This is a small project that uses a Random Forest model to make predictions on a player's chances to make an All Defensive Team solely from their rookie season data. A flask app makes up the backend and serves a React frontend. Currently the searchable players are the rookies of the 2019-20 season.
The live website can be found here
Using sklearn's Random Forest Classifier, a model was developed. Training data consisted mainly around advanced defensive stats along with basic box score stats to potentially filter out outliers.
The original dataset consists of around 1400 players and their rookie season data with an additional column indicating if they had made an all defensive team. The dataset was further filtered down to around 200 players. Of the selected 200 players, a little more than 50% consisted of players who did not make an all defensive team throughout thier playing career. This was done to introduce a bias in classyifing players to not make an all defensive team as the majority of players in the NBA do not make an all defensive team.

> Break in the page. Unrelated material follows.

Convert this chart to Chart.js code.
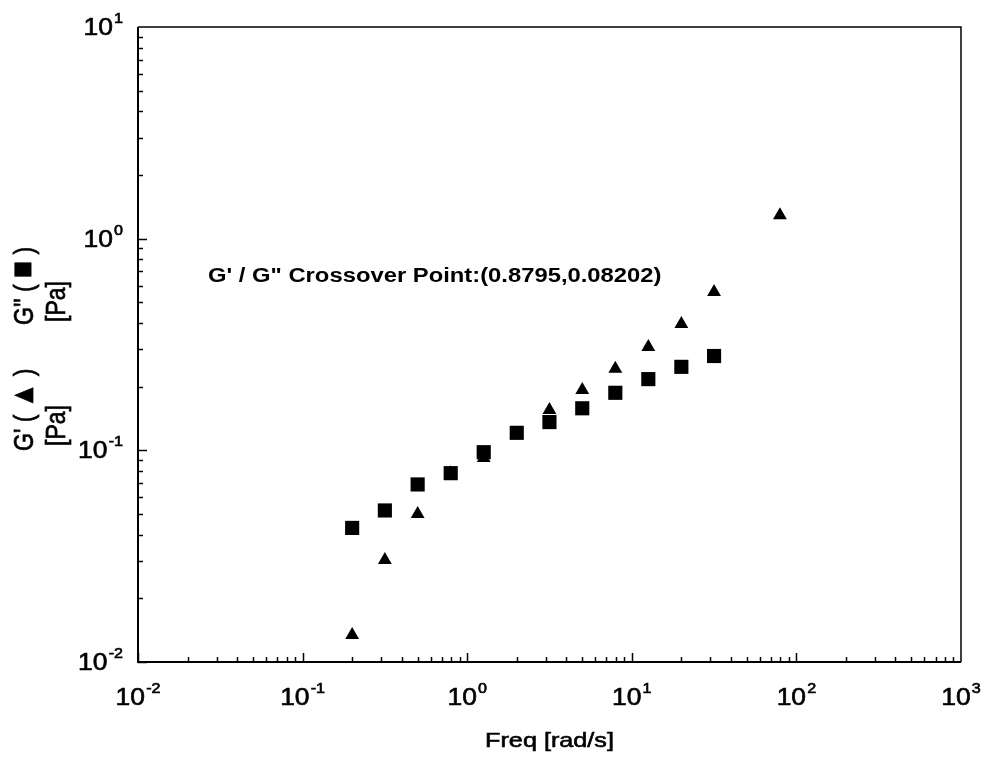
<!DOCTYPE html>
<html>
<head>
<meta charset="utf-8">
<script src="https://cdn.jsdelivr.net/npm/chart.js@4/dist/chart.umd.min.js"></script>
<style>
  html, body { margin: 0; padding: 0; background: #fff; }
  #wrap { width: 985px; height: 760px; }
</style>
</head>
<body>
<div id="wrap"><canvas id="chart" width="985" height="760"></canvas></div>
<script>
// frequency sweep, rad/s
const freq = [0.2, 0.316, 0.5, 0.794, 1.26, 2, 3.16, 5, 7.94, 12.6, 20, 31.6];
const freqG1 = [0.2, 0.316, 0.5, 0.794, 1.26, 2, 3.16, 5, 7.94, 12.6, 20, 31.6, 79.4];
// loss modulus G'' (squares), Pa
const gLoss = [0.043, 0.052, 0.069, 0.078, 0.098, 0.121, 0.136, 0.158, 0.187, 0.217, 0.248, 0.279];
// storage modulus G' (triangles), Pa
const gStorage = [0.0134, 0.0303, 0.050, 0.078, 0.092, 0.119, 0.155, 0.193, 0.243, 0.308, 0.395, 0.56, 1.29];
// decade exponents for tick labels
const xExps = [-2, -1, 0, 1, 2, 3];
const yExps = [-2, -1, 0, 1];
const crossoverText = 'G\' / G" Crossover Point:(0.8795,0.08202)';

const FONT = '"Liberation Sans", Arial, sans-serif';
const SX = 1.15; // glyphs run a bit wide

function txt(ctx, s, x, y, size, opts) {
  opts = opts || {};
  ctx.save();
  ctx.translate(x, y);
  if (opts.rot) ctx.rotate(opts.rot);
  if (opts.rot) ctx.scale(1, opts.sx || SX); else ctx.scale(opts.sx || SX, 1);
  ctx.font = (opts.bold ? 'bold ' : '') + size + 'px ' + FONT;
  ctx.textAlign = opts.align || 'left';
  ctx.textBaseline = 'alphabetic';
  ctx.fillStyle = '#000';
  ctx.fillText(s, 0, 0);
  if (!opts.bold) {
    ctx.strokeStyle = '#000';
    ctx.lineWidth = 0.6;
    ctx.strokeText(s, 0, 0);
  }
  ctx.restore();
}

// vertical label made of pieces [text, size], written bottom to top
function vLabel(ctx, parts, x, y) {
  let off = 0;
  parts.forEach(p => {
    ctx.font = p[1] + 'px ' + FONT;
    const w = ctx.measureText(p[0]).width;
    txt(ctx, p[0], x, y - off, p[1], { rot: -Math.PI / 2, sx: 1.2 });
    off += w;
  });
}

// "10" with a raised exponent; align is 'center' or 'right'
function powLabel(ctx, exp, x, y, align) {
  ctx.font = '23px ' + FONT;
  const w1 = ctx.measureText('10').width;
  const es = exp < 0 ? '-' + (-exp) : String(exp);
  ctx.font = '14px ' + FONT;
  const w2 = ctx.measureText(es).width;
  const total = (w1 + 1 + w2) * SX;
  const x0 = align === 'right' ? x - total : x - total / 2;
  txt(ctx, '10', x0, y, 23);
  txt(ctx, es, x0 + (w1 + 1) * SX, y - 12, 14);
}

const axesPlugin = {
  id: 'axesPlugin',
  afterDraw(chart) {
    const ctx = chart.ctx, a = chart.chartArea;
    const xs = chart.scales.x, ys = chart.scales.y;
    ctx.save();
    ctx.strokeStyle = '#000';
    // frame
    ctx.lineWidth = 1.5;
    ctx.beginPath();
    ctx.moveTo(a.left, a.top); ctx.lineTo(a.right, a.top); ctx.lineTo(a.right, a.bottom);
    ctx.stroke();
    ctx.lineWidth = 2;
    ctx.beginPath();
    ctx.moveTo(a.left, a.top); ctx.lineTo(a.left, a.bottom); ctx.lineTo(a.right, a.bottom);
    ctx.stroke();
    // inward ticks on bottom and left
    ctx.lineWidth = 1.5;
    ctx.beginPath();
    xExps.forEach(e => {
      if (e === xExps[xExps.length - 1]) return;
      for (let m = 1; m <= 9; m++) {
        const px = Math.round(xs.getPixelForValue(m * Math.pow(10, e))) + 0.5;
        const len = m === 1 ? 9 : 5;
        ctx.moveTo(px, a.bottom); ctx.lineTo(px, a.bottom - len);
      }
    });
    yExps.forEach(e => {
      if (e === yExps[yExps.length - 1]) return;
      for (let m = 1; m <= 9; m++) {
        const py = Math.round(ys.getPixelForValue(m * Math.pow(10, e))) + 0.5;
        const len = m === 1 ? 9 : 5;
        ctx.moveTo(a.left, py); ctx.lineTo(a.left + len, py);
      }
    });
    ctx.stroke();
    ctx.restore();

    xExps.forEach(e => powLabel(ctx, e, xs.getPixelForValue(Math.pow(10, e)), 705, 'center'));
    yExps.forEach(e => powLabel(ctx, e, 123, ys.getPixelForValue(Math.pow(10, e)) + 8, 'right'));

    txt(ctx, 'Freq [rad/s]', (a.left + a.right) / 2, 747, 21, { align: 'center', sx: 1.2 });

    vLabel(ctx, [['G\'\' ', 23], ['( ', 23], ['\u25A0', 28], [' )', 23]], 33, 325);
    vLabel(ctx, [['[Pa]', 23]], 65, 322);
    vLabel(ctx, [['G\' ', 23], ['( ', 23], ['\u25B2', 26], [' )', 23]], 33, 451);
    vLabel(ctx, [['[Pa]', 23]], 65, 446);

    txt(ctx, crossoverText, 208, 282, 20, { bold: true, sx: 1.19 });
  }
};

new Chart(document.getElementById('chart'), {
  type: 'scatter',
  data: {
    datasets: [
      {
        label: "G''",
        data: freq.map((f, i) => ({ x: f, y: gLoss[i] })),
        pointStyle: 'rect',
        pointRadius: 10,
        pointBorderWidth: 0,
        backgroundColor: '#000',
        borderColor: '#000'
      },
      {
        label: "G'",
        data: freqG1.map((f, i) => ({ x: f, y: gStorage[i] })),
        pointStyle: 'triangle',
        pointRadius: 8,
        pointBorderWidth: 0,
        backgroundColor: '#000',
        borderColor: '#000'
      }
    ]
  },
  options: {
    responsive: false,
    animation: false,
    layout: { padding: { left: 138, top: 27, right: 24, bottom: 98 } },
    plugins: { legend: { display: false }, tooltip: { enabled: false } },
    scales: {
      x: { type: 'logarithmic', min: 0.01, max: 1000, display: false },
      y: { type: 'logarithmic', min: 0.01, max: 10, display: false }
    }
  },
  plugins: [axesPlugin]
});
</script>
</body>
</html>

Beyond this step the data was further filtered to reduce the amount of features through feature selection and grid search. The final step was to test out different models through testing methods like KFold, cross validation scoring and scaling features. The Random Forest Classifier provided the best results out of the tested models and was selected. More information on the training and selection of the model can be found in the jupyter notebook
The model classifies a player as 1 or 0 which represents whether a player will make an all defensive team or not. The value returned to the frontend is the probability estimate which provides a better understanding as to the players chance to make an all defensive team.
A flask server makes up the backend providing endpoints to get a list of the current years rookies, get player images, and provide model predictions. The React frontend is served as static files through the flask server and makes calls to the API endpoints.
The next step is to improve the model. The current training dataset consists of randomly selected players who did not make an all defensive team. This section of the dataset could potentially be filled with players who could skew the models results. For example, if the majority consists of players who did not play a huge amount of games/minutes, the model would be biased towards classifying players with similar stats as not making an all defensive team.
Another improvement could be to add a model zoo which would provide more robust results.